3. Pappy Van Winkle’s Family Reserve Kentucky Straight Bourbon Whiskey 15 Years Old

Pappy 15
Sazerac Company

ABV: 53.5%

Average Price: $2,899

The Whiskey:

This is where the “Pappy Van Winkle” line really gets kicking. The whiskey in this expression is pulled from barrels that are at least 15 years old. Once batched, the whiskey is just touched with water to bring it down to a sturdy 107-proof.

Tasting Notes:

Nose: The nose opens with freshly fried sourdough fritters dusted with ground almonds, sharp cinnamon, cloves, orange zest, burnt sugars, and maple frosting with a hint of old vanilla pods next to soft figs.

Palate: The palate leans into rich toffee with a sense of minced meat pies covered in powdered sugar frosting right next to sticky toffee pudding with salted caramel, orange zest, and tons of brown wintry spice countered by a moment of sour mulled red wine cut with dark maple syrup.

Finish: The end has a soft cedar vibe that leads to vanilla and dark cherry tobacco leaves and a hint of pine next to old white moss.

Bottom Line:

This was the best expression from the 2022 Pappy lineup, and it just keeps getting better.
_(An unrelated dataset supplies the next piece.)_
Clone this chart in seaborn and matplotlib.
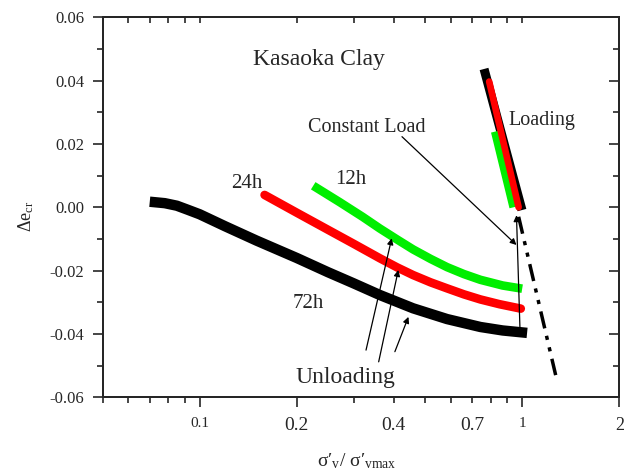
import numpy as np
import pandas as pd
import matplotlib
matplotlib.use("Agg")
import matplotlib.pyplot as plt
import seaborn as sns
from matplotlib.ticker import FixedLocator, NullFormatter, MultipleLocator, FixedFormatter

# ---------------- data ----------------
# unloading curves
x72 = [0.0727, 0.078, 0.085, 0.092, 0.1, 0.12, 0.15, 0.2, 0.25, 0.3, 0.362, 0.459, 0.585, 0.742, 0.87, 0.998]
y72 = [0.0016, 0.0013, 0.0005, -0.0008, -0.0022, -0.0060, -0.0105, -0.0160, -0.0205, -0.0240, -0.0277, -0.0319, -0.0353, -0.0378, -0.0389, -0.0395]
x24 = [0.159, 0.2, 0.25, 0.3, 0.362, 0.41, 0.459, 0.52, 0.585, 0.66, 0.742, 0.85, 0.99]
y24 = [0.0039, -0.0017, -0.0071, -0.0115, -0.0161, -0.0190, -0.0214, -0.0237, -0.0256, -0.0275, -0.0291, -0.0306, -0.0320]
x12 = [0.225, 0.272, 0.32, 0.362, 0.41, 0.459, 0.52, 0.585, 0.66, 0.742, 0.87, 1.0]
y12 = [0.0068, 0.0016, -0.0030, -0.0067, -0.0102, -0.0133, -0.0163, -0.0189, -0.0211, -0.0229, -0.0247, -0.0257]
# loading segments
x72_load = [0.768, 0.99]
y72_load = [0.0423, 0.0005]
x24_load = [0.79, 0.975]
y24_load = [0.0397, 0.0]
x12_load = [0.824, 0.94]
y12_load = [0.0239, 0.0]
# extrapolated loading line (dash-dot)
x_ext = [0.975, 1.27]
y_ext = [-0.003, -0.053]
# annotation arrows: (x_start, y_start, x_end, y_end)
arrow_const = (0.424, 0.0223, 0.96, -0.0119)
arrow_vert = (0.985, -0.0395, 0.96, -0.0025)
arrows_unload = [(0.328, -0.0451, 0.394, -0.0098),
                 (0.359, -0.0488, 0.413, -0.0198),
                 (0.403, -0.0456, 0.444, -0.0346)]
xtick_vals = [0.1, 0.2, 0.4, 0.7, 1, 2]
xtick_labels = ["0.1", "0.2", "0.4", "0.7", "1", "2"]
xtick_sizes = [11, 14, 14, 14, 11, 13]
ytick_vals = [-0.06, -0.04, -0.02, 0.00, 0.02, 0.04, 0.06]
ytick_labels = ["-0.06", "-0.04", "-0.02", "0.00", "0.02", "0.04", "0.06"]

# ---------------- style ----------------
sns.set_style("ticks")
plt.rcParams['font.family'] = ['Liberation Serif', 'DejaVu Serif']
plt.rcParams['mathtext.fontset'] = 'custom'
plt.rcParams['mathtext.rm'] = 'Liberation Serif'
plt.rcParams['mathtext.it'] = 'Liberation Serif:italic'
plt.rcParams['axes.linewidth'] = 1.3

fig = plt.figure(figsize=(6.32, 4.70), dpi=100)
ax = fig.add_axes([0.1622, 0.1547, 0.8177, 0.8085])

def seg(x, y, color, lw, cap='round', order=2, **kw):
    df = pd.DataFrame({"x": x, "y": y})
    sns.lineplot(data=df, x="x", y="y", ax=ax, color=color, linewidth=lw,
                 sort=False, estimator=None, solid_capstyle=cap,
                 solid_joinstyle='round', zorder=order, **kw)

seg(x72, y72, "black", 7.5, cap='projecting')
seg(x24, y24, "#ff0000", 6.2, cap='round')
seg(x12, y12, "#00ee00", 6.2, cap='butt')
seg(x72_load, y72_load, "black", 6.5, cap='projecting', order=3)
seg(x12_load, y12_load, "#00ee00", 6.0, cap='butt', order=3)
seg(x24_load, y24_load, "#ff0000", 4.8, cap='round', order=4)
df_ext = pd.DataFrame({"x": x_ext, "y": y_ext})
sns.lineplot(data=df_ext, x="x", y="y", ax=ax, color="black", linewidth=2.5,
             sort=False, estimator=None, zorder=3,
             linestyle=(0, (5, 2.2, 1.2, 2.2, 1.2, 2.2)))

ax.set_xscale("log")
ax.set_xlim(0.05, 2)
ax.set_ylim(-0.06, 0.06)

aprops = dict(arrowstyle='-|>', color='black', lw=0.9, mutation_scale=9, shrinkA=0, shrinkB=0)
for (x0, y0, x1, y1) in [arrow_const, arrow_vert] + arrows_unload:
    ax.annotate("", xy=(x1, y1), xytext=(x0, y0), arrowprops=aprops, zorder=5)

# texts
fig.text(318.5 / 632, 1 - 59 / 470, "Kasaoka Clay", fontsize=17, ha='center', va='center')
fig.text(367 / 632, 1 - 128 / 470, "Constant Load", fontsize=14.5, ha='center', va='center')
fig.text(542 / 632, 1 - 121 / 470, "Loading", fontsize=14.5, ha='center', va='center')
fig.text(351 / 632, 1 - 180 / 470, "12h", fontsize=15, ha='center', va='center')
fig.text(246.5 / 632, 1 - 183 / 470, "24h", fontsize=15, ha='center', va='center')
fig.text(308 / 632, 1 - 303 / 470, "72h", fontsize=15, ha='center', va='center')
fig.text(345 / 632, 1 - 377 / 470, "Unloading", fontsize=17, ha='center', va='center')

# axes labels
ax.set_xlabel("")
ax.set_ylabel("")
fig.text(357 / 632, 1 - 461 / 470, "σ′$_{\\mathrm{v}}$/ σ′$_{\\mathrm{vmax}}$", fontsize=14, ha='center', va='center')
fig.text(26 / 632, 1 - 216 / 470, "Δe$_{\\mathrm{cr}}$", fontsize=13, ha='center', va='center', rotation=90)

# ticks x
ax.xaxis.set_major_locator(FixedLocator(xtick_vals))
ax.xaxis.set_major_formatter(FixedFormatter(xtick_labels))
minors = [v * d for d in (0.01, 0.1, 1) for v in range(2, 10)]
ax.xaxis.set_minor_locator(FixedLocator(minors))
ax.xaxis.set_minor_formatter(NullFormatter())
ax.tick_params(axis='x', which='major', direction='out', length=7, width=1.2, pad=7, top=False)
ax.tick_params(axis='x', which='minor', direction='out', length=4.5, width=1.2, top=False)
for lbl, fs in zip(ax.get_xticklabels(), xtick_sizes):
    lbl.set_fontsize(fs)
for t, v in zip(ax.xaxis.get_major_ticks(), xtick_vals):
    if v in (0.4, 0.7):
        t.tick1line.set_markersize(4.5)

# ticks y
ax.yaxis.set_major_locator(FixedLocator(ytick_vals))
ax.yaxis.set_major_formatter(FixedFormatter(ytick_labels))
ax.yaxis.set_minor_locator(MultipleLocator(0.01))
ax.tick_params(axis='y', which='major', direction='out', length=7, width=1.2, pad=6, labelsize=12, right=False)
ax.tick_params(axis='y', which='minor', direction='out', length=4.5, width=1.2, right=False)

# mirrored inward ticks on top/right
axr = ax.twinx()
axr.set_ylim(ax.get_ylim())
axr.yaxis.set_major_locator(FixedLocator(ytick_vals))
axr.yaxis.set_minor_locator(MultipleLocator(0.01))
axr.tick_params(axis='y', which='major', direction='in', length=7, width=1.2, labelright=False)
axr.tick_params(axis='y', which='minor', direction='in', length=4.5, width=1.2, labelright=False)
axt = ax.twiny()
axt.set_xscale("log")
axt.set_xlim(ax.get_xlim())
axt.xaxis.set_major_locator(FixedLocator(xtick_vals))
axt.xaxis.set_minor_locator(FixedLocator(minors))
axt.tick_params(axis='x', which='both', direction='in', length=4.5, width=1.2, labeltop=False)
axt.xaxis.set_minor_formatter(NullFormatter())
for a in (axr, axt):
    a.set_ylabel("")
    a.set_xlabel("")
    for s in a.spines.values():
        s.set_linewidth(1.3)

fig.savefig("out.png", dpi=100)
I’d argue that this might be the best Pappy in the last 5-ish years (though the 2020 Rye is a big contender for that title). All of that aside, this is the #1 Pappy to buy and drink right now. It’s amazingly delicious bourbon.

2. Eagle Rare Kentucky Straight Bourbon Whiskey 17 Years Old BTAC 2022

Eagle Rare BTAC 2022
Sazerac Company

ABV: 50.5%

Average Price: $2,862

The Whiskey:

Back in the spring of 2005, a humble bourbon was made with Kentucky distiller’s corn, Minnesota rye, and North Dakota barley. That hot juice was then filled into new white oak from Independent Stave from Missouri with a #4 char level (55 seconds) and stacked in Buffalo Trace’s warehouses H, K, and L on floors one and four. It was left alone for 17 years, which allowed 70% of the whiskey to be lost to the angels.
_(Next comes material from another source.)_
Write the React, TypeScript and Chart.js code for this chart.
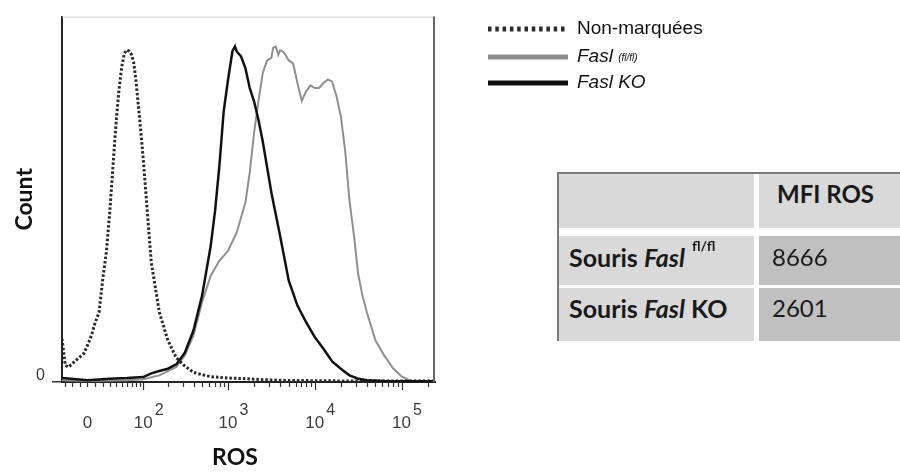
import React, { useEffect, useRef } from "react";
import { Chart, Scale, registerables } from "chart.js";

Chart.register(...registerables);

// ---------- data (ROS fluorescence values, count as % of max) ----------
const rosNonMarquees = [-35, -30, -25, -15, -5, 0, 5, 10, 15, 20, 25, 30, 35, 40, 45, 50, 55, 60, 65, 70, 75, 80, 90, 100, 126, 158, 200, 251, 316, 398, 501, 631, 794, 1000, 1585, 2512, 3981, 10000, 25119, 100000, 243000];
const countNonMarquees = [13, 5, 4.5, 6.5, 8.5, 11, 14, 18, 21, 31, 39, 51, 65, 78, 88, 95, 99, 100, 99.5, 98.5, 96, 91, 79, 67, 36, 21, 12.5, 7.3, 4.8, 2.9, 2.2, 1.6, 1.4, 1.2, 1.0, 0.7, 0.5, 0.4, 0.3, 0.3, 0.3];

const rosFaslFl = [-35, 0, 60, 100, 158, 251, 316, 398, 501, 631, 794, 1000, 1259, 1585, 1778, 1995, 2239, 2512, 2818, 3162, 3311, 3548, 3802, 3981, 4169, 4467, 5012, 5623, 6310, 7079, 7943, 8913, 10000, 11220, 12589, 14125, 15849, 17783, 19953, 22387, 25119, 28184, 31623, 35481, 39811, 50119, 63096, 79433, 100000, 125893, 158489, 243000];
const countFaslFl = [0.5, 0.3, 0.5, 0.8, 2, 4.5, 8, 14, 24, 32, 36.5, 39.5, 45, 54, 63, 75, 84.5, 93, 96.8, 97.6, 100.6, 101, 98.5, 99.8, 99.7, 99, 96.8, 95.9, 90, 84.6, 87.5, 89.3, 88.5, 88.5, 90, 91.1, 90.4, 86, 80, 69.7, 54.5, 44.5, 32.5, 26, 21, 12.5, 8, 4.2, 1.7, 0.4, 0.3, 0.2];

const rosFaslKO = [-35, 0, 30, 60, 100, 126, 158, 200, 251, 316, 398, 501, 631, 708, 794, 891, 1000, 1122, 1202, 1259, 1413, 1585, 1778, 1995, 2239, 2512, 3162, 3981, 5012, 6310, 7943, 10000, 12589, 15849, 19953, 25119, 31623, 39811, 63096, 243000];
const countFaslKO = [1.2, 0.5, 1.0, 1.2, 1.5, 2.6, 3.3, 4.0, 5.3, 8.8, 15.5, 26, 41, 51.5, 65, 81.5, 91, 99.5, 101, 99.5, 98, 94.5, 88.5, 84.5, 79, 72.5, 57, 44, 30.5, 23, 18, 13.5, 10, 6.2, 4, 2, 1.0, 0.5, 0.3, 0.2];

const seriesLabels = ["Non-marquées", "Fasl (fl/fl)", "Fasl KO"];

const xMin = -35;
const xMax = 243000;
const yMax = 110;

const majorTickValues = [100, 1000, 10000, 100000];
const minorTickValues = [-30, -20, -10, 0, 10, 20, 30, 40, 50, 60, 70, 80, 90, 200, 300, 400, 500, 600, 700, 800, 900, 2000, 3000, 4000, 5000, 6000, 7000, 8000, 9000, 20000, 30000, 40000, 50000, 60000, 70000, 80000, 90000, 200000];
const tickLabelValues = [0, 100, 1000, 10000, 100000];
const tickLabelBases = ["0", "10", "10", "10", "10"];
const tickLabelExps = ["", "2", "3", "4", "5"];

const tableHeader = "MFI ROS";
const tableValues = ["8666", "2601"];

// ---------- biexponential-like (arcsinh) scale ----------
const BIEX_W = 24;
const fwd = (v: number) => Math.asinh(v / (2 * BIEX_W)) / Math.LN10;
const inv = (t: number) => 2 * BIEX_W * Math.sinh(t * Math.LN10);

class BiexScale extends (Scale as any) {
  static id = "biex";
  static defaults = {};
  _s = 0;
  _r = 1;
  determineDataLimits() {
    const { min, max } = (this as any).getMinMax(true);
    const o = (this as any).options;
    (this as any).min = o.min ?? min;
    (this as any).max = o.max ?? max;
  }
  buildTicks() {
    return majorTickValues.map((v) => ({ value: v }));
  }
  configure() {
    super.configure();
    this._s = fwd((this as any).min);
    this._r = fwd((this as any).max) - this._s;
  }
  getLabelForValue(v: number) {
    return String(v);
  }
  getPixelForValue(v: number) {
    return (this as any).getPixelForDecimal((fwd(v) - this._s) / this._r);
  }
  getValueForPixel(p: number) {
    return inv(this._s + (this as any).getDecimalForPixel(p) * this._r);
  }
}
Chart.register(BiexScale as any);

const SANS = '"Liberation Sans", Arial, sans-serif';
const TITLE = 'Lato, "Open Sans", sans-serif';

const decorPlugin = {
  id: "decor",
  afterDraw(chart: any) {
    const { ctx, chartArea: a, scales } = chart;
    const xs = scales.x;
    ctx.save();
    // frame: top (light) and right (dark)
    ctx.strokeStyle = "#cfcfcf";
    ctx.lineWidth = 1;
    ctx.beginPath();
    ctx.moveTo(a.left, a.top + 0.5);
    ctx.lineTo(a.right, a.top + 0.5);
    ctx.stroke();
    ctx.strokeStyle = "#666";
    ctx.lineWidth = 2;
    ctx.beginPath();
    ctx.moveTo(a.right - 1, a.top);
    ctx.lineTo(a.right - 1, a.bottom);
    ctx.stroke();

    // x ticks
    ctx.strokeStyle = "#333";
    ctx.lineWidth = 1.2;
    const tick = (v: number, len: number) => {
      const px = Math.round(xs.getPixelForValue(v)) + 0.5;
      ctx.beginPath();
      ctx.moveTo(px, a.bottom);
      ctx.lineTo(px, a.bottom + len);
      ctx.stroke();
    };
    minorTickValues.forEach((v) => tick(v, 5));
    majorTickValues.forEach((v) => tick(v, 8));

    // x tick labels
    ctx.fillStyle = "#3c3c3c";
    ctx.textBaseline = "middle";
    tickLabelValues.forEach((v, i) => {
      const px = xs.getPixelForValue(v);
      ctx.font = "17px " + SANS;
      ctx.textAlign = "center";
      ctx.fillText(tickLabelBases[i], px, a.bottom + 41);
      if (tickLabelExps[i]) {
        const w = ctx.measureText(tickLabelBases[i]).width;
        ctx.font = "16px " + SANS;
        ctx.textAlign = "left";
        ctx.fillText(tickLabelExps[i], px + w / 2 + 2, a.bottom + 29);
      }
    });

    // x title
    ctx.fillStyle = "#111";
    ctx.font = "bold 23px " + TITLE;
    ctx.textAlign = "center";
    ctx.fillText("ROS", a.left + 173, a.bottom + 76);

    // legend
    const ds = chart.data.datasets;
    const rowsY = [29, 57, 83];
    const x0 = 488;
    const x1 = 568;
    const tx = 577;
    ds.forEach((d: any, i: number) => {
      ctx.save();
      ctx.strokeStyle = d.borderColor;
      ctx.lineWidth = 5;
      ctx.setLineDash(d.borderDash && d.borderDash.length ? [3.5, 3.8] : []);
      ctx.beginPath();
      ctx.moveTo(x0, rowsY[i]);
      ctx.lineTo(x1, rowsY[i]);
      ctx.stroke();
      ctx.restore();
      ctx.fillStyle = "#111";
      ctx.textAlign = "left";
      ctx.textBaseline = "middle";
      const label: string = d.label;
      if (i === 0) {
        ctx.font = "19px " + SANS;
        ctx.fillText(label, tx, rowsY[i]);
      } else if (i === 1) {
        const parts = label.split(" ");
        ctx.font = "italic 19px " + SANS;
        ctx.fillText(parts[0], tx, rowsY[i]);
        const w = ctx.measureText(parts[0] + " ").width;
        ctx.font = "italic 10px " + SANS;
        ctx.fillText(parts[1], tx + w, rowsY[i] + 1);
      } else {
        ctx.font = "italic 19px " + SANS;
        ctx.fillText(label, tx, rowsY[i]);
      }
    });
    ctx.restore();
  },
};

const cellBase: React.CSSProperties = {
  position: "absolute",
  display: "flex",
  alignItems: "center",
  boxSizing: "border-box",
  fontFamily: TITLE,
  fontSize: 24,
  color: "#1a1a1a",
  whiteSpace: "nowrap",
};

function MfiTable() {
  return (
    <div>
      <div style={{ position: "absolute", left: 557, top: 172, width: 343, height: 2, background: "#7a7a7a" }} />
      <div style={{ position: "absolute", left: 557, top: 172, width: 2, height: 169, background: "#7a7a7a" }} />
      <div style={{ ...cellBase, left: 559, top: 174, width: 195, height: 54, background: "#d9d9d9" }} />
      <div style={{ ...cellBase, left: 759, top: 174, width: 141, height: 54, background: "#d9d9d9", paddingLeft: 18, fontWeight: 700, paddingBottom: 16 }}>
        {tableHeader}
      </div>
      <div style={{ ...cellBase, left: 559, top: 236, width: 195, height: 49, background: "#d9d9d9", paddingLeft: 10, fontWeight: 700, fontSize: 25, paddingBottom: 8 }}>
        <span>Souris&nbsp;</span>
        <span style={{ fontStyle: "italic" }}>Fasl</span>
        <span style={{ fontSize: 14, position: "relative", top: -11, marginLeft: 7 }}>fl/fl</span>
      </div>
      <div style={{ ...cellBase, left: 759, top: 236, width: 141, height: 49, background: "#c0c0c0", paddingLeft: 13, paddingBottom: 8 }}>
        {tableValues[0]}
      </div>
      <div style={{ ...cellBase, left: 559, top: 288, width: 195, height: 53, background: "#d9d9d9", paddingLeft: 10, fontWeight: 700, fontSize: 25, paddingBottom: 14 }}>
        <span>Souris&nbsp;</span>
        <span style={{ fontStyle: "italic" }}>Fasl</span>
        <span>&nbsp;KO</span>
      </div>
      <div style={{ ...cellBase, left: 759, top: 288, width: 141, height: 53, background: "#c0c0c0", paddingLeft: 13, paddingBottom: 14 }}>
        {tableValues[1]}
      </div>
    </div>
  );
}

export default function App() {
  const ref = useRef<HTMLCanvasElement>(null);
  useEffect(() => {
    if (!ref.current) return;
    const toPts = (xs: number[], ys: number[]) => xs.map((x, i) => ({ x, y: ys[i] }));
    const chart = new Chart(ref.current, {
      type: "line",
      data: {
        datasets: [
          {
            label: seriesLabels[0],
            data: toPts(rosNonMarquees, countNonMarquees),
            borderColor: "#2a2a2a",
            borderWidth: 3,
            borderDash: [2.5, 2],
            pointRadius: 0,
            order: 1,
          },
          {
            label: seriesLabels[1],
            data: toPts(rosFaslFl, countFaslFl),
            borderColor: "#8f8f8f",
            borderWidth: 2,
            pointRadius: 0,
            order: 2,
          },
          {
            label: seriesLabels[2],
            data: toPts(rosFaslKO, countFaslKO),
            borderColor: "#111111",
            borderWidth: 2.5,
            pointRadius: 0,
            order: 0,
          },
        ],
      },
      options: {
        animation: false,
        responsive: false,
        layout: { padding: { top: 9, right: 465, left: 0, bottom: 0 } },
        plugins: { legend: { display: false }, tooltip: { enabled: false } },
        scales: {
          x: {
            type: "biex" as any,
            min: xMin,
            max: xMax,
            grid: { display: false },
            ticks: { display: false },
            border: { display: true, color: "#222", width: 2 },
            afterFit: (s: any) => {
              s.height = 92;
            },
          },
          y: {
            type: "linear",
            min: 0,
            max: yMax,
            afterBuildTicks: (s: any) => {
              s.ticks = [{ value: 0 }];
            },
            afterFit: (s: any) => {
              s.width = 62;
            },
            grid: { display: true, drawOnChartArea: false, tickLength: 10, color: "#333", lineWidth: 1.5 },
            border: { display: true, color: "#222", width: 2 },
            ticks: { font: { size: 16, family: SANS }, color: "#3c3c3c", padding: 7, labelOffset: -6 },
            title: {
              display: true,
              text: "Count",
              color: "#111",
              font: { size: 23, weight: "bold", family: TITLE },
              padding: { top: 11, bottom: 0 },
            },
          },
        },
      },
      plugins: [decorPlugin],
    } as any);
    return () => chart.destroy();
  }, []);

  return (
    <div style={{ position: "fixed", left: 0, top: 0, width: 900, height: 474, background: "#fff", overflow: "hidden" }}>
      <canvas ref={ref} width={900} height={474} style={{ position: "absolute", left: 0, top: 0, display: "block" }} />
      <MfiTable />
    </div>
  );
}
In 2022, the barrels were batched and the bourbon was proofed down to 101 proof and bottled as-is.

Tasting Notes:

Nose: The nose subtly draws you in with soft pipe tobacco that feels fresh and vibrant next to dried sour cherries dipped in salted dark chocolate and rolled in vanilla seeds and vanilla-laced streusel with a good dose of woody maple syrup with this fleeting hint of red brick, moldy cellar beams, and soft and sandy cellar dirt floor.

Palate: Old maple trees dripping with sap lead to a rich salted caramel candy vibe next to rich vanilla pound cake topped with a creamy dark chocolate frosting and bespeckled with orange zest, dried cranberries bits, and crushed espresso beans.
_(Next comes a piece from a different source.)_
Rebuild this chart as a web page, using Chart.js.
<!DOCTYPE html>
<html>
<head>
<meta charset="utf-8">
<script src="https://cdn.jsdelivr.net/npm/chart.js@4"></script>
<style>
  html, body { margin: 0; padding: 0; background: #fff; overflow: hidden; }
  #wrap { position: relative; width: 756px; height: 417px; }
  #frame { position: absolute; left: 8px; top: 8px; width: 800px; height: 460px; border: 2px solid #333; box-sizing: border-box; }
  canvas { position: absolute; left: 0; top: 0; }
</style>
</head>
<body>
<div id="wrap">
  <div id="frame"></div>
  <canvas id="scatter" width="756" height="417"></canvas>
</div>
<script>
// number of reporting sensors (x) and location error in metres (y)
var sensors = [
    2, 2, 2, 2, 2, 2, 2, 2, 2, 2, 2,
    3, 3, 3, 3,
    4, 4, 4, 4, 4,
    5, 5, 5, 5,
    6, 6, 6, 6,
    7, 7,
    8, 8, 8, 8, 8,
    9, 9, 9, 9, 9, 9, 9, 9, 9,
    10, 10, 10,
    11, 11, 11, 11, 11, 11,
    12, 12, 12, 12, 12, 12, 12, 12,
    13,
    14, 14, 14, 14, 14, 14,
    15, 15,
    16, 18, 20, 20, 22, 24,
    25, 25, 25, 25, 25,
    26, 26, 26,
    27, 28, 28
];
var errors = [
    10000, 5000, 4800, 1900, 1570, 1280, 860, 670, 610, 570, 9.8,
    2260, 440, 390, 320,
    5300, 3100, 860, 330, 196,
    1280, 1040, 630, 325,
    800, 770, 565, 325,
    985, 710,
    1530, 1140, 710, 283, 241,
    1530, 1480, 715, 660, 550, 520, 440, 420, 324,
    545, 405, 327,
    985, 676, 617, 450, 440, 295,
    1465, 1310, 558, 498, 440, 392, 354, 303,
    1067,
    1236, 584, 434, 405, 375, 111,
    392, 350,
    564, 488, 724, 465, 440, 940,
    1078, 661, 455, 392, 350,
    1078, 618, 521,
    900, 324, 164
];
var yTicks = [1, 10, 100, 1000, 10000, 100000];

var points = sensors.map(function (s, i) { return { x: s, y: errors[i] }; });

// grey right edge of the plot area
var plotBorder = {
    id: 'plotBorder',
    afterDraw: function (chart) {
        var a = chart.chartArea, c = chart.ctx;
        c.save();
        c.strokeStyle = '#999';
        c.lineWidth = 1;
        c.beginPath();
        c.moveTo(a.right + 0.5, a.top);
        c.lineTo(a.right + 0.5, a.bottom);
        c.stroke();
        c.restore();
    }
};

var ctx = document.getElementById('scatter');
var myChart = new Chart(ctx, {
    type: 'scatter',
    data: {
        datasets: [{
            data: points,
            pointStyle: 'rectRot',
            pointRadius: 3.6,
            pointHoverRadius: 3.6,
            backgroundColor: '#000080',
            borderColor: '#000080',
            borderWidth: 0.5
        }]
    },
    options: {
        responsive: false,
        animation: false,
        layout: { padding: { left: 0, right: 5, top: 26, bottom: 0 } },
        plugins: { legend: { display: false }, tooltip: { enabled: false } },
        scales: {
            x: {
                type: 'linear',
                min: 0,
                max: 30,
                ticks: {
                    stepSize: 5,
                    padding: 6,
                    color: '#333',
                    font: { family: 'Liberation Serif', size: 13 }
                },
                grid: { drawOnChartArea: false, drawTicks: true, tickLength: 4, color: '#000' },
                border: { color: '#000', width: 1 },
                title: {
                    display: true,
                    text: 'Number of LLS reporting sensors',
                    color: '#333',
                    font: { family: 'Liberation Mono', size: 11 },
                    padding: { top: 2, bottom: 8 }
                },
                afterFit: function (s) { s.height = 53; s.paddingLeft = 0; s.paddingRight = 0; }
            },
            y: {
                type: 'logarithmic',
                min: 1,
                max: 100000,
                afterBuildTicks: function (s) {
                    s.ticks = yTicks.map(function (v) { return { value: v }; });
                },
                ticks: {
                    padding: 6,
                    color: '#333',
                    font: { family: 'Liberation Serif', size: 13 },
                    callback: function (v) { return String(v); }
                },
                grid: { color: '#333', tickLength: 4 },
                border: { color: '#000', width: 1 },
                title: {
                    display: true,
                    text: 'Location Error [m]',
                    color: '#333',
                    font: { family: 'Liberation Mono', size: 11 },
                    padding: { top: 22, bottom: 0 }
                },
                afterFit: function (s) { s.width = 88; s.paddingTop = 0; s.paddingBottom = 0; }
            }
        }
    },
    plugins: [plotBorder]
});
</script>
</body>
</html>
Finish: The mid-palate takes on a woody spiciness with a whisper of apple bark that informs a spiced Christmas cake full of soft cinnamon, allspice, nutmeg, mace, and maybe some anise and dried dark fruits with creamy eggnog baseline next to old Whether’s Originals wrapped up in dry tobacco leaves and stacked in a musty pine box for safekeeping.

Bottom Line:

I try not to throw “perfect” around all that much. This is a perfect bourbon.

1. Michter’s US*1 Limited Release Kentucky Straight Bourbon Whiskey 20 Years Old

Michters

ABV: 57.1%

Average Price: $7,026

The Whiskey:

Master Distiller Dan McKee personally selects these (at least) 20-year-old barrels from the Michter’s rickhouses based on… I guess just “pure excellence” would be the right phrase. The bourbon is bottled as-is — no cutting with water.

Tasting Notes:

Nose: A sense of dark cherry with deep rummy molasses, dried rose petals, old almond shells, and cedar bark mingle with a fresh pipe tobacco leaf just kissed with apple and pear essence with a hint of vanilla oils and old wintry wine spices.

Palate: The taste leans into smoldering vanilla pods with a sense of old oak staves from a dusty old cellar next to sweet cinnamon and cherry over dried sage and sharp spearmint with a clove syrup base and a dash of toasted marshmallow sweetness.

Finish: The end is full of dark cherry and woody spice with moist marzipan, burnt orange oils, and chewy fresh tobacco wrapped up in old leather and cedar bark with a hint more of that old cellar sneaking in.

Bottom Line:

This was my favorite bourbon of 2022. It’s unequivocally a classic from top to bottom and one of the best bourbons that money (ANY amount of money) can buy.